Rol van ouders en volwassenen
Ouders en andere volwassenen om een kind heen spelen hier een belangrijke rol in, weet de universitair docent. "We weten dat het taalaanbod in bredere zin, zowel de kwaliteit als de kwantiteit daarvan, enorm belangrijk is voor de verdere taalontwikkeling en de mondelinge taalvaardigheden van kinderen." Boerma deed veel onderzoek naar de taalontwikkeling van jonge kinderen en de impact op hun sociale leven.
"Taalontwikkeling begint zelfs al vóór de geboorte", kan ze vertellen. "Als een kind in de baarmoeder zit, dan kan een kind zijn of haar moedertaal al oppikken. En we zien ook dat die hersenen de moedertaal dan al kunnen verwerken." Als baby's net geboren zijn, is zelfs al verschil te zien in of een kind een moedertaal hoort en herkent of een vreemde taal. "Dus dat geeft aan dat als een kind geboren wordt, hun hersenen geen blanco canvas zijn."
'Praat veel met je kind'
"Ik zou ouders adviseren om sowieso heel veel met hun kind te praten, te benoemen wat je doet, te beschrijven wat en waar hun kind naar kijkt of waar een kind mee aan het spelen is", geeft ze als advies.

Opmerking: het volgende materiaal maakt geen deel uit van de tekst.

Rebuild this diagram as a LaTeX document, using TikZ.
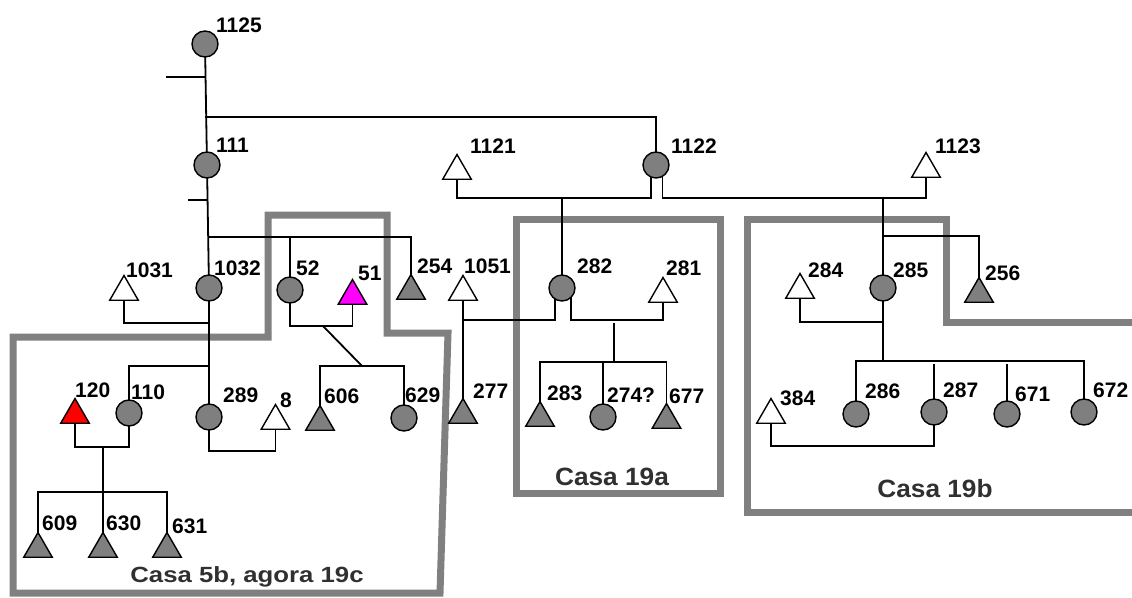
\documentclass[tikz,border=0pt]{standalone}
\usepackage{fontspec}
\usepackage{graphicx}
\setmainfont{Liberation Sans}
\usetikzlibrary{shapes.geometric,calc}
\definecolor{boxgrey}{HTML}{808080}
\definecolor{fillgrey}{HTML}{7F7F7F}
\definecolor{casagrey}{HTML}{303030}
\definecolor{magent}{HTML}{FF00FF}
\definecolor{redfill}{HTML}{FF0000}
\tikzset{
  fem/.style={circle, draw=black, line width=1.4pt, fill=fillgrey, minimum size=26pt, inner sep=0pt, outer sep=0pt},
  tri/.style={regular polygon, regular polygon sides=3, draw=black, line width=1.4pt, minimum size=33pt, inner sep=0pt, outer sep=0pt},
  malegrey/.style={tri, fill=fillgrey},
  maleopen/.style={tri, fill=white},
  malered/.style={tri, fill=redfill},
  malemag/.style={tri, fill=magent},
  lab/.style={anchor=base west, inner sep=0pt, font=\bfseries\fontsize{21}{21}\selectfont},
  casa/.style={anchor=base, inner sep=0pt, text=casagrey, font=\bfseries\fontsize{25}{25}\selectfont},
  ln/.style={line width=1.8pt, draw=black},
  housebox/.style={line width=7pt, draw=boxgrey}
}
\begin{document}
\begin{tikzpicture}[x=1pt,y=-1pt]
\useasboundingbox (0,0) rectangle (1132,597);
% household boxes
\draw[housebox] (13,337) -- (268,337) -- (268,215) -- (387,215) -- (387,333) -- (448,333) -- (440,593) -- (13,593) -- cycle;
\draw[housebox] (516,219) rectangle (720,493);
\draw[housebox] (1145,322) -- (946,322) -- (946,219) -- (747,219) -- (747,512) -- (1145,512);
% persons
\node[fem] (n1125) at (205,44) {};
\node[fem] (n111) at (207,165) {};
\node[fem] (n1122) at (656,165) {};
\node[maleopen] (n1121) at (457,171) {};
\node[maleopen] (n1123) at (926,169) {};
\node[maleopen] (n1031) at (124,292) {};
\node[fem] (n1032) at (209,288) {};
\node[fem] (n52) at (290,290) {};
\node[malemag] (n51) at (352.5,296) {};
\node[malegrey] (n254) at (411,291) {};
\node[maleopen] (n1051) at (463,292) {};
\node[fem] (n282) at (562,288) {};
\node[maleopen] (n281) at (663,294) {};
\node[maleopen] (n284) at (800,290) {};
\node[fem] (n285) at (883,288) {};
\node[malegrey] (n256) at (979,294) {};
\node[malered] (n120) at (75,415) {};
\node[fem] (n110) at (129,413) {};
\node[fem] (n289) at (209,417) {};
\node[maleopen] (n8) at (275.5,421) {};
\node[malegrey] (n606) at (320,422) {};
\node[fem] (n629) at (404,418) {};
\node[malegrey] (n277) at (463,415) {};
\node[malegrey] (n283) at (540,418) {};
\node[fem] (n274) at (603,417) {};
\node[malegrey] (n677) at (666.5,420) {};
\node[maleopen] (n384) at (771,415) {};
\node[fem] (n286) at (856,414) {};
\node[fem] (n287) at (934,412) {};
\node[fem] (n671) at (1007,414) {};
\node[fem] (n672) at (1084,412) {};
\node[malegrey] (n609) at (38,549) {};
\node[malegrey] (n630) at (103,549) {};
\node[malegrey] (n631) at (167,549) {};
% labels
\node[lab] (l1125) at (216,32) {1125};
\node[lab] (l111) at (216,152) {111};
\node[lab] (l1121) at (470,153) {1121};
\node[lab] (l1122) at (671,153) {1122};
\node[lab] (l1123) at (935,153) {1123};
\node[lab] (l1031) at (126,277) {1031};
\node[lab] (l1032) at (214,275) {1032};
\node[lab] (l52) at (296,275) {52};
\node[lab] (l51) at (358,280) {51};
\node[lab] (l254) at (417,273) {254};
\node[lab] (l1051) at (464,273) {1051};
\node[lab] (l282) at (577,273) {282};
\node[lab] (l281) at (666,275) {281};
\node[lab] (l284) at (808,277) {284};
\node[lab] (l285) at (893,277) {285};
\node[lab] (l256) at (985,280) {256};
\node[lab] (l120) at (75,397) {120};
\node[lab] (l110) at (131,399) {110};
\node[lab] (l289) at (223,402) {289};
\node[lab] (l8) at (280,407) {8};
\node[lab] (l606) at (324,403) {606};
\node[lab] (l629) at (405,402) {629};
\node[lab] (l277) at (473,398) {277};
\node[lab] (l283) at (547,400) {283};
\node[lab] (l274) at (607,402) {274?};
\node[lab] (l677) at (669,403) {677};
\node[lab] (l384) at (780,405) {384};
\node[lab] (l286) at (865,398) {286};
\node[lab] (l287) at (943,397) {287};
\node[lab] (l671) at (1015,401) {671};
\node[lab] (l672) at (1093,397) {672};
\node[lab] (l609) at (42,530) {609};
\node[lab] (l630) at (106,530) {630};
\node[lab] (l631) at (172,533) {631};
% house names
\node[casa] (c5b) at (247,582) {\scalebox{1.03}[0.88]{Casa 5b, agora 19c}};
\node[casa] (c19a) at (612,485) {\scalebox{1.05}[1]{Casa 19a}};
\node[casa] (c19b) at (935,497) {\scalebox{1.05}[1]{Casa 19b}};
% helper coordinates
\coordinate (t1) at (166,77);
\coordinate (j0) at (205,117);
\coordinate (t2) at (188,200);
\coordinate (j1) at (209,237);
\coordinate (m1) at (209,323);
\coordinate (s1) at (209,366);
\coordinate (m3) at (0,451);
\coordinate (m4) at (0,447);
\coordinate (d4) at (103,447);
\coordinate (s4) at (103,492);
\coordinate (m5) at (0,326);
\coordinate (d5) at (323,326);
\coordinate (s5) at (362,366);
\coordinate (m6) at (0,198);
\coordinate (m7) at (0,320);
\coordinate (d7) at (614,323);
\coordinate (s7) at (614,362);
\coordinate (d8) at (883,198);
\coordinate (b8) at (883,236);
\coordinate (m8) at (883,322);
\coordinate (s8) at (883,361);
\coordinate (g8) at (0,364);
\coordinate (m9) at (0,446);
% connectors
\draw[ln] (n1125) -- (n111);
\draw[ln] (t1) -- (t1 -| j0);
\draw[ln] (j0) -| (n1122);
\draw[ln] (n111) -- (n1032);
\draw[ln] (t2) -- (t2 -| n111);
\draw[ln] (j1) -| (n254.corner 1);
\draw[ln] (j1 -| n52) -- (n52);
\draw[ln] (n1031.side 2) |- (m1);
\draw[ln] (n1032) -- (n289);
\draw[ln] (n110) |- (s1);
\draw[ln] (n289) |- (n8.side 2 |- m3) -- (n8.side 2);
\draw[ln] (n120.side 2) |- (n110 |- m4) -- (n110);
\draw[ln] (d4) -- (s4);
\draw[ln] (n609.corner 1) |- (s4 -| n631.corner 1) -- (n631.corner 1);
\draw[ln] (s4) -- (n630.corner 1);
\draw[ln] (n52) |- (n51.side 2 |- m5) -- (n51.side 2);
\draw[ln] (d5) -- (s5);
\draw[ln] (n606.corner 1) |- (s5 -| n629) -- (n629);
\draw[ln] (n1122.-112) |- (n1121.side 2 |- m6) -- (n1121.side 2);
\draw[ln] (n1122.-60) |- (n1123.side 2 |- m6) -- (n1123.side 2);
\draw[ln] (n282 |- m6) -- (n282);
\draw[ln] (n282.-123) |- (n1051.side 2 |- m7);
\draw[ln] (n1051.side 2) -- (n277.corner 1);
\draw[ln] (n282.-46) |- (n281.side 2 |- m7) -- (n281.side 2);
\draw[ln] (d7) -- (s7);
\draw[ln] (n283.corner 1) |- (s7 -| n677.corner 1) -- (n677.corner 1);
\draw[ln] (n274 |- s7) -- (n274);
\draw[ln] (d8) -- (n285);
\draw[ln] (b8) -| (n256.corner 1);
\draw[ln] (n284.side 2) |- (m8);
\draw[ln] (n285) -- (s8);
\draw[ln] (n286) |- (s8 -| n672) -- (n672);
\draw[ln] (n287 |- g8) -- (n287);
\draw[ln] (n671 |- g8) -- (n671);
\draw[ln] (n287) |- (n384.side 2 |- m9) -- (n384.side 2);
\end{tikzpicture}
\end{document}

"Aan tafel inderdaad de vraag stellen hoe een dag was. Maar het moet niet alleen met kinderen zijn, maar ook met een andere volwassene in je gezin. Dat je elkaar vraagt: 'hoe was je dag?' En dat je elkaar vertelt over je dag." Door dat soort kleine oefeningetjes is de hoop dat ook een kind uiteindelijk meer gaat praten.
Gedragsproblemen
Als kinderen zich niet goed kunnen uiten, dan kan dat ook op andere manieren zichtbaar worden, weet Boerma. "Je ziet inderdaad dat kinderen die moeite hebben zich verbaal te uiten op een andere manier hun emoties tonen", vertelt ze.

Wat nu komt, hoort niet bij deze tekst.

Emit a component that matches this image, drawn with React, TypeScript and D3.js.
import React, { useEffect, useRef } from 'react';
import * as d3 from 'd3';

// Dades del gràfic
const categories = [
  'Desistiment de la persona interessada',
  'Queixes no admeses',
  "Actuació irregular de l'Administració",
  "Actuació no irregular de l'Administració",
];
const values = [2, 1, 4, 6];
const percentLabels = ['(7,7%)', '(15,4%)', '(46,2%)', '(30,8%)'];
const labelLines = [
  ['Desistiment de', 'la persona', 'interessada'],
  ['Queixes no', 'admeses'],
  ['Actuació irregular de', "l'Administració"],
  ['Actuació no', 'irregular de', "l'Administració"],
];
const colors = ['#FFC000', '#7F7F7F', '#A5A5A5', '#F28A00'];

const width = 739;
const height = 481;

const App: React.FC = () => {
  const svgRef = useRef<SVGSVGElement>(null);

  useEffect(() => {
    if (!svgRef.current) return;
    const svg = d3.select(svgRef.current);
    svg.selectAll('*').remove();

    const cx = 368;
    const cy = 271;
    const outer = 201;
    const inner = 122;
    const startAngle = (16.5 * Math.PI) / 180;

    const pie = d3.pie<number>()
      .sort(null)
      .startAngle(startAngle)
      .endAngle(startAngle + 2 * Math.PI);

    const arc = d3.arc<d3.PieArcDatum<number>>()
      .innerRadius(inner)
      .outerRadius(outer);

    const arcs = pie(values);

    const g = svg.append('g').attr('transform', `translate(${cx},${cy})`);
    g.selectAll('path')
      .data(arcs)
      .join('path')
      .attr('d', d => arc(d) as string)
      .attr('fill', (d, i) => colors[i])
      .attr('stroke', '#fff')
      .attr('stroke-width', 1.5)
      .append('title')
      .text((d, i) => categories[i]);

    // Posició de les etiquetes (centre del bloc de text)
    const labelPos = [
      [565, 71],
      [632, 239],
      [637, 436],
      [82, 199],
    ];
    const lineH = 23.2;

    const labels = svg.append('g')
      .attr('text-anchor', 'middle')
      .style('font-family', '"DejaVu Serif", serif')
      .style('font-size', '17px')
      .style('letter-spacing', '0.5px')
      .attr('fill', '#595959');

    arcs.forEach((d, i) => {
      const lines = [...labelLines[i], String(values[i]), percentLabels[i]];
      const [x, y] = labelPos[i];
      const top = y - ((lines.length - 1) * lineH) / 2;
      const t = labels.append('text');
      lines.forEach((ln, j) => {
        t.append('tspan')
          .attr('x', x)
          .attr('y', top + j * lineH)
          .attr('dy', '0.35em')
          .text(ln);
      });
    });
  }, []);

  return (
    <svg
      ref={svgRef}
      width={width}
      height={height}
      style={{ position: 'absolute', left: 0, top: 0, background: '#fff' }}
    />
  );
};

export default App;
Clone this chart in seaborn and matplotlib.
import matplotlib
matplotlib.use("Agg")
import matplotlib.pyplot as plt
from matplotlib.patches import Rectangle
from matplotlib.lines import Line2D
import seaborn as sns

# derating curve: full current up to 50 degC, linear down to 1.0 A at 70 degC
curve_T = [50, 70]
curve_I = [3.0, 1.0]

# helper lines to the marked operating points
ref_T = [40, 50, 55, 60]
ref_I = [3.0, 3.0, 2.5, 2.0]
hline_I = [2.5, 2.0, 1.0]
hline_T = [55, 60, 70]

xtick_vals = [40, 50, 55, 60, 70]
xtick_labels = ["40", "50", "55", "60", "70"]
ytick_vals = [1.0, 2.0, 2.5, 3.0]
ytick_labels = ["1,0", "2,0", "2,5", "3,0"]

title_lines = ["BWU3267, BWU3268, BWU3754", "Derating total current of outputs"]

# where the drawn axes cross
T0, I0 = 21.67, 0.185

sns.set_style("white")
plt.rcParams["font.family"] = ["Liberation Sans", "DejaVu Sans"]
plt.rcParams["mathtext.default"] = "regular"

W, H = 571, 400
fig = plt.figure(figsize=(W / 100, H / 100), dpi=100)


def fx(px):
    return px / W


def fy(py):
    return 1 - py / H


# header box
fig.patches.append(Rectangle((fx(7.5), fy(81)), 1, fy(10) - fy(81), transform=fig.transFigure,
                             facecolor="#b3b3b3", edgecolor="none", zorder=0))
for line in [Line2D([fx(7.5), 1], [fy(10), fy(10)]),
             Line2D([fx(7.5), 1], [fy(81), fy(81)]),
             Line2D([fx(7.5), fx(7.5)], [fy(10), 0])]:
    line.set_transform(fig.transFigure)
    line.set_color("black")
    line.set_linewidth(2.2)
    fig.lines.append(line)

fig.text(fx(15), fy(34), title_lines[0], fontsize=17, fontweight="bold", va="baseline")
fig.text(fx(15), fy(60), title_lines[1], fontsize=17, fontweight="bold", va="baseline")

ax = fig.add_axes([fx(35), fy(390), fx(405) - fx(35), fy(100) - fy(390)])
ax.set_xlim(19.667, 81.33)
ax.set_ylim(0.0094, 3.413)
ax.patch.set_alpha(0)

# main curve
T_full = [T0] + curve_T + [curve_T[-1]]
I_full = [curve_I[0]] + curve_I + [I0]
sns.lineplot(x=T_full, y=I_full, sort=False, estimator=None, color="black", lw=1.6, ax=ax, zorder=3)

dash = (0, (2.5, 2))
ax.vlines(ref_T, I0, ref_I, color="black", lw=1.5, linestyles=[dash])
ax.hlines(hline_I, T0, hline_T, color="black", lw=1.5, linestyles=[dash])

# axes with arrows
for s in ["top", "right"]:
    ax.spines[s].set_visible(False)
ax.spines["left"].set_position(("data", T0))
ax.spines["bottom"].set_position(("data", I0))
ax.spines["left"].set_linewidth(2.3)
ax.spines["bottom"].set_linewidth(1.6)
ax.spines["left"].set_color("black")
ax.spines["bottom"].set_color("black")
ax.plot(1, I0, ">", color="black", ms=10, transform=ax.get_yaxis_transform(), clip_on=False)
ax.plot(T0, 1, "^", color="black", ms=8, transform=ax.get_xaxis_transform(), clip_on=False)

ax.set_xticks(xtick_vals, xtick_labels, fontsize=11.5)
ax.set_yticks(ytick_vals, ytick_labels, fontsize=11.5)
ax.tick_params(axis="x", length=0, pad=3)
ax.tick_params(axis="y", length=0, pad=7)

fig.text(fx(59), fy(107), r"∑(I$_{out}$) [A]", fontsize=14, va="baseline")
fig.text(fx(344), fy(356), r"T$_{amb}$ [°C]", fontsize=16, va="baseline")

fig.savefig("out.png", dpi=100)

Ze kunnen dan gedragsproblemen ontwikkelen."En dat kan zijn dat ze dan op de vuist gaan, maar het kan ook zijn dat ze teruggetrokken gedrag gaan vertonen omdat ze zich minder lekker in hun vel voelen." Vaak gaan deze kinderen ook minder vaak in gesprek met anderen.
Interactie met mensen
Welke rol speelt de schermtijd van kinderen in deze achterstand? "Daar moet meer onderzoek naar worden gedaan", zegt de universitair docent over de relatie tussen schermen en mondelinge taalvaardigheden. "Maar er zijn zeker indicaties dat een kind niet kan leren van schermen."
"Er moet echt interactie tussen kinderen onderlinge of een volwassene en een kind zijn om mondelinge taalvaardigheden te stimuleren", zegt Boerma tot slot.